The same thing is happening in the Niger Delta struggle. Some have become gun runners and oil bunkerers. Some have formed cartels of community-based organization (CBO's) and non-governmental organizations (NGO's).

Some of these organizations perform the useful function of raising awareness and promoting dialogue, while others are simply faceless blackmailers who often target organisations and efforts that are actually working for the good of the people of the zone.

The other day, I listened to Asu Beks, a journalist and one of the promoters of genuine dialogue towards the peaceful resolution the Niger Delta crisis.

He came on Channels Television to recount the horrible nightmare he and his colleagues running a legitimate business for a telecommunications outfit are going through in the hands of extortionists masquerading as "Niger Delta youths".

These "youths" would not allow even Beks, one of their own, to set up telecom towers to provide access to communication to the people living in the wilderness of this embattled region. Beks complained that his outfit lost over ten million naira to the extortionists.

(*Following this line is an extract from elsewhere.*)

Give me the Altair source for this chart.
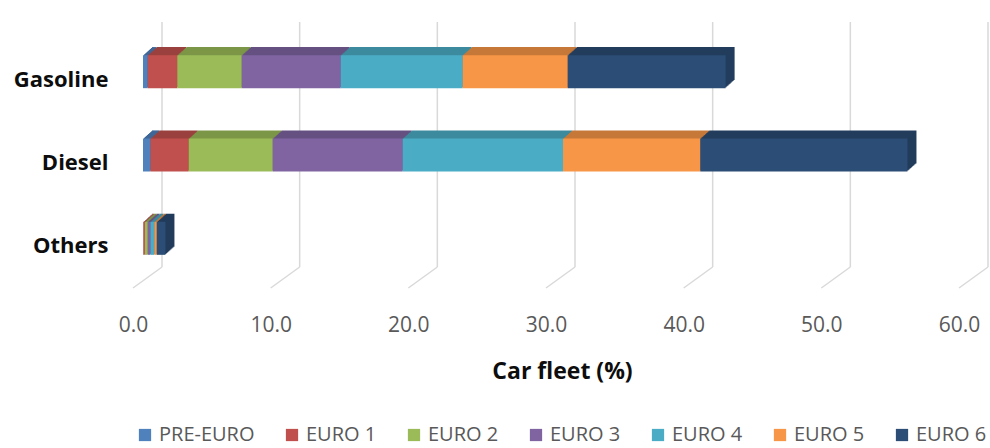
import altair as alt
import pandas as pd

categories = ["Gasoline", "Diesel", "Others"]
series = ["PRE-EURO", "EURO 1", "EURO 2", "EURO 3", "EURO 4", "EURO 5", "EURO 6"]
gasoline = [0.34, 2.15, 4.68, 7.19, 8.86, 7.63, 11.47]
diesel = [0.54, 2.78, 6.10, 9.44, 11.65, 9.97, 15.05]
others = [0.02, 0.12, 0.20, 0.20, 0.29, 0.17, 0.63]
front_colors = ["#4F81BD", "#C0504D", "#9BBB59", "#8064A2", "#4BACC6", "#F79646", "#2C4D75"]
top_colors = ["#3F6797", "#9A403E", "#7C9647", "#665082", "#3C8A9E", "#C67838", "#223C5C"]
x_ticks = [0, 10, 20, 30, 40, 50, 60]

rows = []
for cat, vals in zip(categories, [gasoline, diesel, others]):
    start = 0.0
    for i, (s, v) in enumerate(zip(series, vals)):
        rows.append({"cat": cat, "series": s, "order": i, "x0": start, "x1": start + v,
                     "top": top_colors[i]})
        start += v
bars = pd.DataFrame(rows)
ticks = pd.DataFrame({"v": x_ticks})

W, H = 826, 250
xscale = alt.Scale(domain=[0, 60], nice=False, zero=True)
yscale = alt.Scale(domain=categories, paddingInner=0, paddingOuter=0)

x_axis = alt.Axis(values=x_ticks, format=".1f", grid=False, domain=False, ticks=False,
                  labelFont="Open Sans", labelFontSize=21, labelColor="#595959",
                  labelPadding=26, labelFlush=False,
                  title="Car fleet (%)", titleFont="Open Sans", titleFontWeight="bold",
                  titleFontSize=23, titleColor="#0D0D0D", titleX=429, titleY=90,
                  titleBaseline="alphabetic", titleAlign="center")
y_axis = alt.Axis(grid=False, domain=False, ticks=False, labelFont="Open Sans",
                  labelFontWeight="bold", labelFontSize=22, labelColor="#0D0D0D",
                  labelPadding=25, title=None)

grid_back = alt.Chart(ticks).mark_rule(color="#D9D9D9", strokeWidth=1.5, xOffset=29).encode(
    x=alt.X("v:Q", scale=xscale, axis=x_axis),
    y=alt.value(-16), y2=alt.value(229))
grid_floor = alt.Chart(ticks).mark_rule(color="#D9D9D9", strokeWidth=1.5, xOffset=29, x2Offset=0).encode(
    x=alt.X("v:Q", scale=xscale), x2="v:Q",
    y=alt.value(229), y2=alt.value(250))

layers = [grid_back, grid_floor]
DX, DY = 10, -8
for k in range(9, 0, -1):
    layers.append(
        alt.Chart(bars).mark_bar(size=33, xOffset=DX + k, x2Offset=DX + k,
                                 yOffset=DY - 0.9 * k, y2Offset=DY - 0.9 * k).encode(
            y=alt.Y("cat:N", scale=yscale, axis=y_axis, sort=categories),
            x=alt.X("x0:Q", scale=xscale),
            x2="x1:Q",
            color=alt.Color("top:N", scale=None),
        )
    )
front = alt.Chart(bars).mark_bar(size=33, xOffset=DX, x2Offset=DX, yOffset=DY, y2Offset=DY).encode(
    y=alt.Y("cat:N", scale=yscale, axis=y_axis, sort=categories),
    x=alt.X("x0:Q", scale=xscale),
    x2="x1:Q",
    color=alt.Color("series:N", scale=alt.Scale(domain=series, range=front_colors),
                    legend=alt.Legend(orient="none", legendX=2, legendY=387, direction="horizontal",
                                      columns=7, title=None, symbolType="square", symbolSize=150,
                                      symbolStrokeWidth=0, labelFont="Open Sans", labelFontSize=20,
                                      labelColor="#595959", labelOffset=4, columnPadding=27)),
)
layers.append(front)

chart = alt.layer(*layers).properties(
    width=W, height=H,
    autosize=alt.AutoSizeParams(type="none"),
    padding={"left": 133, "top": 38, "right": 990 - 133 - W, "bottom": 448 - 38 - H},
).configure_view(stroke=None)

chart.save("out.html", embed_options={"renderer": "svg", "actions": False})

The Niger Delta Development Commission (NDDC) has also suffered untold victimization from all sides. The Federal Government would not release funds lawfully due to it. Oil companies would not pay their lawfully obligated fees to the Commission.

Whoever gets appointed to run the affairs of the Commission becomes the target of vicious media campaign of calumny.

The current Managing Director, Mr. Timi Alaibe, has been personally targeted, and the people associated with this problem are mostly his Ijaw kinsmen and women. The nsiko mentality is in full play.

I don't agree with some NDDC insiders who have described calls for a probe of the financial affairs of the Commission as "annoying".

Anyone whose hands are clean will be happy to be probed because it will be the avenue to confirm to the world that he has no case to answer. It will also provide an opportunity to advertise the good work you have done if any.

That was exactly what happened last April when the House of Representatives Committee on the Niger Delta summoned the management of the Commission to present the report of its activities in the past seven years. The hearing was well attended by stakeholders.

The Commission came out if it with a vote of confidence. The House Committee was so impressed that it made a public undertaking to help in pursuing the moneys owed the Commission by the federal government.

The various groups in the Niger Delta need to come together and do some soul searching.

They will find out that in addition to the Federal Government and the oil companies, a great chunk of their problem comes from among them, especially the penchant of some of their elements to put their selfish interests ahead of the noble objectives of developing the zone.

The confusion being generated by self-seekers targeting their own brothers and sisters is only adding to the problem.